В общем, Николай I претендовал на наследство «больного человека», тем самым продолжая политику своей бабушки Екатерины II, мечтавшей об освобождении Константинополя от магометан и превращении Черного моря во внутренний российский водоем. А эта политика, некогда усердно и рьяно проводившаяся блистательным Потемкиным, «в европах» очень не нравилась.

Союз с Россией Великобритании в данный момент был не нужен, потому как практического интереса для нее не представлял. То ли дело было в начале века, когда Бонни, как именовали англичане Бонапарта, готовил вторжение на Британские острова, взятые им в кольцо континентальной блокады…

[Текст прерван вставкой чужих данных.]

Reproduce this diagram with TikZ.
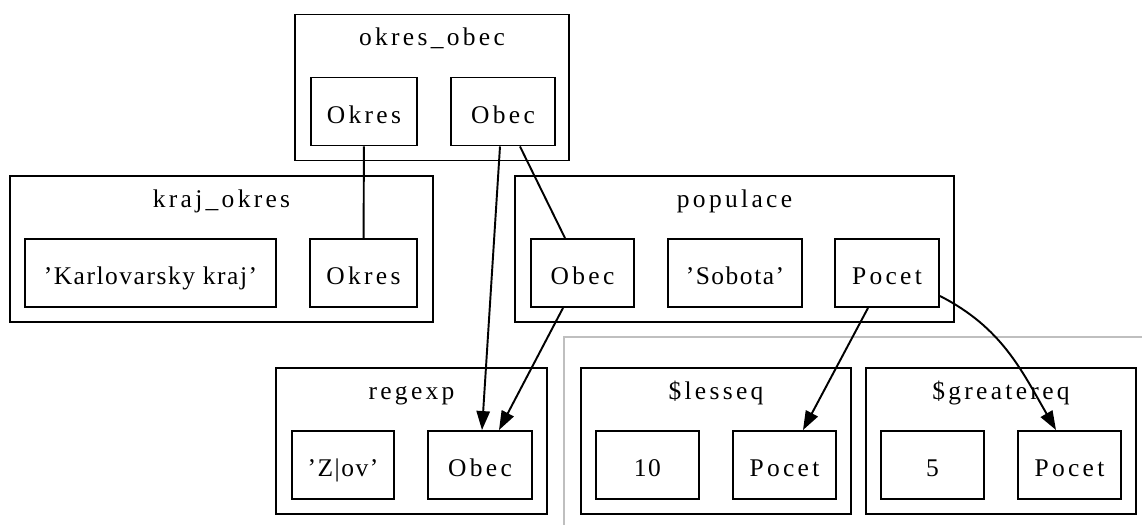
\documentclass[tikz,border=0pt]{standalone}
\usepackage{fontspec}
\setmainfont{Liberation Serif}
\newfontfamily\namefont[LetterSpace=13]{Liberation Serif}
\newfontfamily\litfont[LetterSpace=6]{Liberation Serif}
\usetikzlibrary{arrows.meta}

\begin{document}
\begin{tikzpicture}[
			every node/.style={font=\namefont\fontsize{7.25}{8.7}\selectfont},
			cluster/.style={draw, line width=0.55pt, minimum height=1.46cm, inner sep=0pt},
			title/.style={anchor=base, inner sep=0pt},
			field/.style={draw, line width=0.55pt, minimum height=0.68cm, inner sep=0pt, text height=0.66em, text depth=0pt},
			literal/.style={field, font=\litfont\fontsize{7.25}{8.7}\selectfont},
			edge/.style={line width=0.55pt},
			arc/.style={edge, -{Triangle[length=5.4pt, width=3.8pt]}}
			]
			\useasboundingbox (0,0) rectangle (11.42,5.24);
			
			% Outer grey frame round the comparisons
			\begin{scope}
				\clip (0,0) rectangle (11.42,5.24);
				\draw[black!25, line width=0.45pt] (5.64,-0.2) rectangle (11.6,1.87);
			\end{scope}
			
			% okres_obec
			\node[cluster, minimum width=2.74cm] (oo) at (4.32,4.365) {};
			\node[title] (oo_title) at (4.32,4.79) {okres\_obec};
			\node[field, minimum width=1.06cm] (oo_okres) at (3.64,4.125) {Okres};
			\node[field, minimum width=1.04cm] (oo_obec) at (5.03,4.125) {Obec};
			
			% kraj_okres
			\node[cluster, minimum width=4.23cm] (ko) at (2.215,2.75) {};
			\node[title] (ko_title) at (2.215,3.17) {kraj\_okres};
			\node[literal, minimum width=2.51cm] (ko_kraj) at (1.505,2.51) {’Karlovarsky kraj’};
			\node[field, minimum width=1.07cm] (ko_okres) at (3.635,2.51) {Okres};
			
			% populace
			\node[cluster, minimum width=4.39cm] (po) at (7.345,2.75) {};
			\node[title] (po_title) at (7.345,3.17) {populace};
			\node[field, minimum width=1.03cm] (po_obec) at (5.825,2.51) {Obec};
			\node[literal, minimum width=1.34cm] (po_sobota) at (7.35,2.51) {’Sobota’};
			\node[field, minimum width=1.04cm] (po_pocet) at (8.87,2.51) {Pocet};
			
			% regexp
			\node[cluster, minimum width=2.71cm] (re) at (4.115,0.83) {};
			\node[title] (re_title) at (4.115,1.25) {regexp};
			\node[literal, minimum width=1.02cm] (re_zov) at (3.43,0.59) {’Z|ov’};
			\node[field, minimum width=1.04cm] (re_obec) at (4.80,0.59) {Obec};
			
			% $lesseq
			\node[cluster, minimum width=2.70cm] (le) at (7.16,0.83) {};
			\node[title] (le_title) at (7.16,1.25) {\$lesseq};
			\node[literal, minimum width=1.03cm] (le_ten) at (6.475,0.59) {10};
			\node[field, minimum width=1.03cm] (le_pocet) at (7.845,0.59) {Pocet};
			
			% $greatereq
			\node[cluster, minimum width=2.70cm] (ge) at (10.01,0.83) {};
			\node[title] (ge_title) at (10.01,1.25) {\$greatereq};
			\node[literal, minimum width=1.03cm] (ge_five) at (9.325,0.59) {5};
			\node[field, minimum width=1.03cm] (ge_pocet) at (10.695,0.59) {Pocet};
			
			% Joins
			\draw[edge] (oo_okres) -- (ko_okres);
			\draw[edge] ([xshift=1.7mm]oo_obec.south) -- ([xshift=-1.75mm]po_obec.north);
			\draw[arc] ([xshift=-0.3mm]oo_obec.south) -- ([xshift=0.2mm]re_obec.north);
			\draw[arc] ([xshift=-1.95mm]po_obec.south) -- ([xshift=1.9mm]re_obec.north);
			\draw[arc] ([xshift=-1.9mm]po_pocet.south) -- ([xshift=1.85mm]le_pocet.north);
			\draw[arc] ([yshift=-2.3mm]po_pocet.east) to[out=-27, in=120] ([xshift=-1.35mm]ge_pocet.north);
		\end{tikzpicture}
\end{document}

Посему, хотя и понимая, что «больного человека» вряд ли реанимируешь, но усилению России помогать не след — Великобритания и Франция, а потом и Сардинское королевство, решили поддержать ту самую Турцию, которую никто в Европе никогда особенно не жаловал. В «Очерках истории Англии», изданных еще в 1959 году, по этому поводу сказано: «Английское правительство было главным организатором коалиции против России. Пальмерстон (министр иностранных дел. — Авт.), предвкушая победу над Россией и стремясь расширить коалицию против нее, составил даже план расчленения России и передачи ряда ее территорий Турции (Крым, Кавказ), Пруссии (Прибалтику), Австрии (Молдавию) и некоторым другим государствам».

Можно подумать, что англичане выступали в качестве бескорыстного спонсора. Нет, они просто не обозначили свои интересы, гораздо более серьезные, чем у других, зато бросили в качестве «кости» собственным друзьям- союзникам нищую Бесарабию, разбойничий Кавказ, Крым, который расцветет только в XX столетии, и Остзейские провинции, традиционно являвшиеся чьими-нибудь нахлебниками. Бриттам нужны были совсем не эти земли, а богатейшие Закавказье и Средняя Азия. Похоже, «больным человеком», который готовится «внезапно умереть» и оставить громадное наследство, для англичан была не Турция, а Россия Николая I.